Fernando Lanhas Information System

Fernando Lanhas, Monte de Santa Justa, Valongo Mountains, [1990s]. Photograph by Pedro Lanhas.
"I dreamed that I knew everything, that I had gained the knowledge of things, of the reason for existing."
Fernando Lanhas, 13-14 November 1973
Fernando Resende da Silva Magalhães Lanhas (1923-2012) is a polyhedral figure. A gentleman with an unusual personality and a permanent restlessness, he transformed his wish to understand the mysteries of art and life and his strong sense of abstraction in condition into a powerful instrument of knowledge and action to be exercised over the real and the concrete. An architect by training, he exercised an intense artistic activity, particularly recognised in the field of painting and drawing, but he left an extensive body of work that reflects the multiplicity of fields and interests in which he always moved. In an incessant search to understand the world and the forces which rule the Universe, from micro to macro scale, between Science and Art, he went beyond architecture and the plastic arts to disciplinary fields as diverse as archaeology, astronomy, museology, ethnology and botany. Poetry and the recording of dreams, also present in this constellation, represented, in turn, escape routes into a dream dimension shaped to the taste of his imagination. He was also an inveterate collector, multiplying his attention to objects as diverse as fossils, pebbles, sands from various parts of the world, rocks, toys and labels.

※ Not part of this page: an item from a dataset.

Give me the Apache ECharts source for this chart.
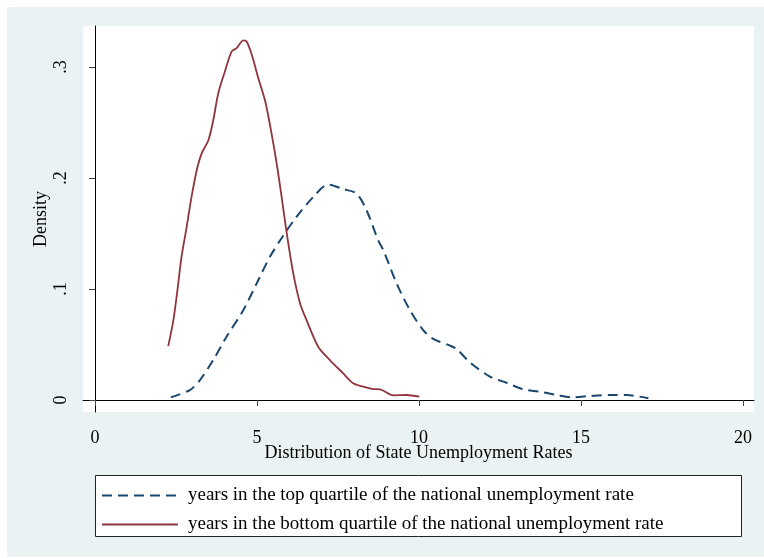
<!DOCTYPE html>
<html>
<head>
<meta charset="utf-8">
<script src="https://cdn.jsdelivr.net/npm/echarts@6/dist/echarts.min.js"></script>
<style>
html,body{margin:0;padding:0;background:#fff;}
#chart{width:764px;height:558px;}
</style>
</head>
<body>
<div id="chart"></div>
<script>
// Data
var topX = [2.34,2.93,3.24,3.65,4.06,4.58,4.99,5.40,5.81,6.22,6.74,7.20,7.66,8.07,8.38,8.74,8.90,9.31,9.72,10.13,10.44,10.96,11.16,11.57,12.19,12.70,13.22,13.73,14.25,14.76,15.28,15.90,16.41,17.08];
var topY = [0.0024,0.009,0.018,0.036,0.057,0.081,0.105,0.129,0.148,0.165,0.183,0.194,0.190,0.186,0.171,0.144,0.135,0.105,0.081,0.063,0.055,0.049,0.046,0.034,0.021,0.0155,0.0096,0.0075,0.0045,0.0024,0.0036,0.0045,0.0045,0.0015];
var botX = [2.26,2.42,2.57,2.67,2.83,2.98,3.14,3.29,3.50,3.65,3.81,4.01,4.22,4.37,4.58,4.68,4.84,5.04,5.25,5.45,5.61,5.76,5.92,6.12,6.33,6.53,6.89,7.25,7.66,7.97,8.28,8.59,8.80,9.21,9.62,10.01];
var botY = [0.0485,0.072,0.105,0.129,0.156,0.183,0.207,0.222,0.234,0.252,0.277,0.296,0.314,0.317,0.324,0.323,0.311,0.290,0.2695,0.240,0.2126,0.183,0.150,0.114,0.087,0.072,0.048,0.036,0.024,0.015,0.012,0.0099,0.0096,0.0042,0.0045,0.003];
var xTicks = [0,5,10,15,20];
var yTicks = [0,0.1,0.2,0.3];
var yTickLabels = ['0','.1','.2','.3'];
var seriesNames = ['years in the top quartile of the national unemployment rate',
                   'years in the bottom quartile of the national unemployment rate'];
var xTitle = 'Distribution of State Unemployment Rates';
var yTitle = 'Density';

function pairs(xs, ys){ return xs.map(function(x,i){ return [x, ys[i]]; }); }

var FONT = '"Liberation Serif","DejaVu Serif",serif';
var chart = echarts.init(document.getElementById('chart'), null, {renderer:'canvas'});
chart.setOption({
  backgroundColor:'#ffffff',
  animation:false,
  graphic:{elements:[
    {type:'rect', z:-10, shape:{x:7,y:7,width:757,height:550}, style:{fill:'#eaf2f3'}, silent:true},
    {type:'rect', z:-5, shape:{x:95.5,y:475.5,width:646,height:61}, style:{fill:'#ffffff', stroke:'#222', lineWidth:1}, silent:true}
  ]},
  grid:{left:83, right:10, top:26, bottom:146, show:true, backgroundColor:'#ffffff', borderWidth:0, containLabel:false},
  legend:{
    orient:'vertical', left:101, top:486, padding:0,
    itemWidth:76, itemHeight:14, itemGap:10,
    itemStyle:{opacity:0},
    textStyle:{fontFamily:FONT, fontSize:19, color:'#000', padding:[0,0,0,5]},
    data:[seriesNames[0], seriesNames[1]]
  },
  xAxis:{
    type:'value', min:-0.37, max:20.34,
    name:xTitle, nameLocation:'middle', nameGap:32, nameMoveOverlap:false,
    nameTextStyle:{fontFamily:FONT, fontSize:18, color:'#000'},
    axisLine:{show:true, lineStyle:{color:'#000', width:1}},
    axisTick:{show:true, length:6, lineStyle:{color:'#444'}, customValues:xTicks},
    axisLabel:{fontFamily:FONT, fontSize:18, color:'#000', margin:17, customValues:xTicks},
    splitLine:{show:false}
  },
  yAxis:{
    type:'value', min:-0.0108, max:0.3369,
    name:yTitle, nameLocation:'middle', nameGap:33, nameRotate:90, nameMoveOverlap:false,
    nameTextStyle:{fontFamily:FONT, fontSize:18, color:'#000'},
    axisLine:{show:true, lineStyle:{color:'#000', width:1}},
    axisTick:{show:true, length:6, lineStyle:{color:'#444'}, customValues:yTicks},
    axisLabel:{fontFamily:FONT, fontSize:18, color:'#000', margin:13, rotate:90,
      customValues:yTicks,
      formatter:function(v){ var i = yTicks.findIndex(function(t){return Math.abs(t-v)<1e-9;}); return i>=0 ? yTickLabels[i] : ''; }},
    splitLine:{show:false}
  },
  series:[
    {name:seriesNames[0], type:'line', data:pairs(topX, topY), showSymbol:false, symbol:'none', smooth:0.3,
     lineStyle:{color:'#1a476f', width:2, type:[10,6]}, itemStyle:{color:'#1a476f'}},
    {name:seriesNames[1], type:'line', data:pairs(botX, botY), showSymbol:false, symbol:'none', smooth:0.3,
     lineStyle:{color:'#90353b', width:1.8, type:'solid'}, itemStyle:{color:'#90353b'}}
  ]
});
</script>
</body>
</html>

A modern architect from Porto, Fernando Lanhas developed, throughout approximately five decades (1940s-1990s), architectural work which synthesises in a singular form the values of his period, albeit acculturated and adjusted to the locations and dictating circumstances. Having attended the Porto School of Fine Arts between 1941 and 1947, he gained his Architectural Degree with a design for a Museum, in 1963. However, his professional activities began in the late 1940s, with Fernando Távora, the colleague with whom he collaborated on designs such as the house in the Rua do Vilar (1946), a nursery for Tomar (1947), the house for Bernardo Ferrão (1950) and the Feira Market (1954). He was also a member of the Organisation of Modern Architects (ODAM), being, with a design for a residential building in Porto, one of the 21 architects represented in the Architecture Exhibition of 1951 (Porto Commercial Athenaeum) and of 1952 (Aveiro). Muliple projects mark a discrete pathway, but one of intrinsic quality, containing houses, including his own home, residential blocks and public buildings, which accompany and help to give shape to the expansion of the city of Porto, in particular during the 1960s and 1970s, as well as the study of and for museums - a visible sign of the growing importance of this sphere of personal interest, well expressed in the 1970s and 1980s. An architecture in which the human informs and shapes, denoting an urban consciousness and a search for the right balance between conventional, ordinary life and the possibilities of renewal dictated by the time in which it takes place.
The professional archive of Fernando Lanhas, donated to the Marques da Silva Foundation, consists of the documentary record of around one hundred and fifty architectural designs, by the panels he made to obtain his architect´ s degree, by approximately two hundred books and periodicals, as well as by diverse files relating to subjects as varied as museology, archaeology, astronomy, ethnography, heritage, press clippings and loose documents. The reception process began in 2018, associated with the programming of a series of initiatives coordinated by Professors Luís Viegas and Rui Américo Cardoso, namely Dialogues with Fernando Lanhas, and the exhibition e-Announcing Fernando Lanhas: Topics in his Drawings, during the opening session of which the Donation Agreement signing ceremony took place.
With the integration of this archive, it will become possible to systematically and comprehensively investigate this less studied dimension of Fernando Lanhas and, by accessing the information until now unpublished, to trace the distinctive style of creating architecture by this enthusiast of learning, recognising and revealing.
Although available for face-to-face consultation, the archive is at this moment undergoing technical treatment, but available to the public on the FIMS Digital Archive. It will soon be available to the public for consultation of the bibliographical list, on the Aleph platform.